1: Beating up ninjas while wearing plate armour and carrying a your trusty longsword = good

2: Beating up ninjas while wearing only a bath towel by either throwing them into the swimming pool, hitting them with the lifeguard's chair, or stabbing them with their own weapons because they've attacked you at the public baths = awesome

3: Attacking PCs at the public baths with ninjas because that's where they will be vulnerable leads to a paranoia arms race from many players/PCs because they don't want to be attacked like that even if the results are awesome so the PCs are likely to turtle up.

4: Give the PCs both a benefit for being attacked like this and the players the ability to say no (remember GM intrusions can be refused at the cost of 1XP) and the players are more likely to enjoy it, encourage it to happen again, and to deliberately suggest or offer opportunities for such twists aimed at their characters.
 

Isida Kep'Tukari

Adventurer
Supporter
For the "immersion" aspect of the game, you could try something like this. Hold two XP cards (or tokens you're using to represent XP) in your hand, showing this is an intrusion, but don't stop your narrative. Like so:

Player: "Thirwen moves across the platform to cover Jaseen as she tries to get the anti-grav platform going, and fires an arrow at the abhumans to keep them away. I rolled a 12."
DM (holds XP tokens up): "As you move across the platform, your foot contacts a patch of oil and your feet begin to slide out from under you..."

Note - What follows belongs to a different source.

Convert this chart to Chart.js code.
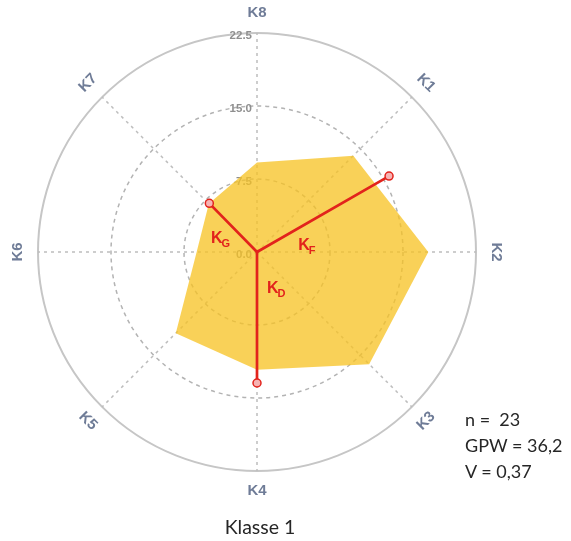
<!DOCTYPE html>
<html><head><meta charset="utf-8">
<script src="https://cdn.jsdelivr.net/npm/chart.js@4"></script>
<style>
html,body{margin:0;padding:0;background:#fff;}
#wrap{position:relative;width:571px;height:541px;overflow:hidden;}
canvas{position:absolute;left:0;top:0;}
#stats{position:absolute;left:465px;top:406px;font-family:Lato,"Open Sans",sans-serif;font-size:18px;line-height:26px;color:#262626;white-space:pre;}
#title{position:absolute;left:160px;width:200px;text-align:center;top:515px;font-family:Lato,"Open Sans",sans-serif;font-size:19.5px;color:#262626;}
</style></head>
<body>
<div id="wrap"><canvas id="c" width="571" height="541"></canvas><div id="stats"></div><div id="title"></div></div>
<script>
const categories = ['K8','K1','K2','K3','K4','K5','K6','K7'];
const values = [9.2, 14.0, 17.6, 16.3, 12.1, 11.8, 6.2, 7.0];
const tickMin = 0, tickMax = 22.5, tickStep = 7.5;
const vectorMain = ['K','K','K'];
const vectorSubs = ['F','G','D'];
const vectorDirections = [60.1, 315.6, 180]; // degrees clockwise from K8
const vectorLengths = [15.65, 7.0, 13.46];
const statNames = ['n = ', 'GPW = ', 'V = '];
const statValues = [' 23', '36,2', '0,37'];
const chartTitle = 'Klasse 1';

document.getElementById('stats').textContent = statNames.map((n,i)=>n+statValues[i]).join('\n');
document.getElementById('title').textContent = chartTitle;

const RED = '#e2231c';
const vecLabelStyle = [{t:0.38,dx:-9,dy:27},{t:0.4,dx:-27,dy:10.5},{t:0.28,dx:10,dy:4}];

const decor = {
  id:'decor',
  beforeDatasetsDraw(chart){
    const s = chart.scales.r, ctx = chart.ctx;
    ctx.save();
    ctx.font = 'bold 11.5px "Liberation Sans", Arial, sans-serif';
    ctx.fillStyle = '#8f8f8f';
    ctx.textAlign = 'right'; ctx.textBaseline = 'middle';
    s.ticks.forEach(t => {
      const y = s.yCenter - s.getDistanceFromCenterForValue(t.value);
      ctx.fillText(t.value.toFixed(1), s.xCenter - 5, y + 3);
    });
    ctx.restore();
  },
  afterDatasetsDraw(chart){
    const s = chart.scales.r, ctx = chart.ctx;
    const step = 360 / categories.length;
    ctx.save();
    vectorDirections.forEach((deg,i) => {
      const p = s.getPointPositionForValue(deg/step, vectorLengths[i]);
      ctx.strokeStyle = RED; ctx.lineWidth = 2.7; ctx.lineCap='round';
      ctx.beginPath(); ctx.moveTo(s.xCenter, s.yCenter); ctx.lineTo(p.x, p.y); ctx.stroke();
    });
    vectorDirections.forEach((deg,i) => {
      const p = s.getPointPositionForValue(deg/step, vectorLengths[i]);
      ctx.beginPath(); ctx.arc(p.x, p.y, 4, 0, Math.PI*2);
      ctx.fillStyle = '#f6b3b3'; ctx.fill();
      ctx.lineWidth = 1.5; ctx.strokeStyle = RED; ctx.stroke();
      const st = vecLabelStyle[i];
      const ax = s.xCenter + (p.x - s.xCenter)*st.t + st.dx;
      const ay = s.yCenter + (p.y - s.yCenter)*st.t + st.dy;
      ctx.fillStyle = RED; ctx.textAlign='left'; ctx.textBaseline='alphabetic';
      ctx.font = 'bold 16px "Liberation Sans", Arial, sans-serif';
      ctx.fillText(vectorMain[i], ax, ay);
      const w = ctx.measureText(vectorMain[i]).width;
      ctx.font = 'bold 11px "Liberation Sans", Arial, sans-serif';
      ctx.fillText(vectorSubs[i], ax + w - 1, ay + 4);
    });
    ctx.restore();
  },
  afterDraw(chart){
    const s = chart.scales.r, ctx = chart.ctx;
    const step = 360 / categories.length;
    ctx.save();
    ctx.font = 'bold 15px "Liberation Sans", Arial, sans-serif';
    ctx.fillStyle = '#6f7c97';
    ctx.textAlign='center'; ctx.textBaseline='middle';
    categories.forEach((lab,i) => {
      const th = i*step;
      let rot = (th <= 90 || th >= 270) ? (th > 180 ? th - 360 : th) : th - 180;
      const p = s.getPointPosition(i, s.drawingArea + 20);
      ctx.save(); ctx.translate(p.x, p.y); ctx.rotate(rot*Math.PI/180);
      ctx.fillText(lab, 0, 0); ctx.restore();
    });
    ctx.restore();
  }
};

new Chart(document.getElementById('c'), {
  type:'radar',
  data:{ labels: categories, datasets:[{ data: values, backgroundColor:'rgba(247,195,35,0.76)', borderWidth:0, pointRadius:0, fill:true }]},
  options:{
    responsive:false, animation:false,
    layout:{ padding:{ left:38, top:33, right:95, bottom:70 } },
    plugins:{ legend:{display:false}, tooltip:{enabled:false} },
    scales:{ r:{
      min:tickMin, max:tickMax,
      ticks:{ display:false, stepSize:tickStep },
      pointLabels:{ display:false },
      grid:{ circular:true, color: c => c.index===3 ? '#c6c6c6' : '#b3b3b3', lineWidth: c => c.index===3 ? 2 : 1.5 },
      border:{ dash: c => c.index===3 ? [] : [4,4] },
      angleLines:{ color:'#bdbdbd', lineWidth:1.5, borderDash:[3,4] }
    }}
  },
  plugins:[decor]
});
</script>
</body></html>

If the player accepts your intrusion, taking the tokens from you -
DM: "...and your balance is off as you fire your arrow. It does indeed strike the abhuman, but goes through his body and hits a gap in the wall covering. Sparks fly, and a wailing alarm is triggered. You hear the pounding of feet in the distance. More abhumans are converging on your location!"

If the player refuses your intrusion, paying you a token instead -
DM: "...but you recover adroitly and your arrow downs the abhuman cleanly."

That way you never have to explicitly drop the story, but the player still has the "choose his own adventure" option.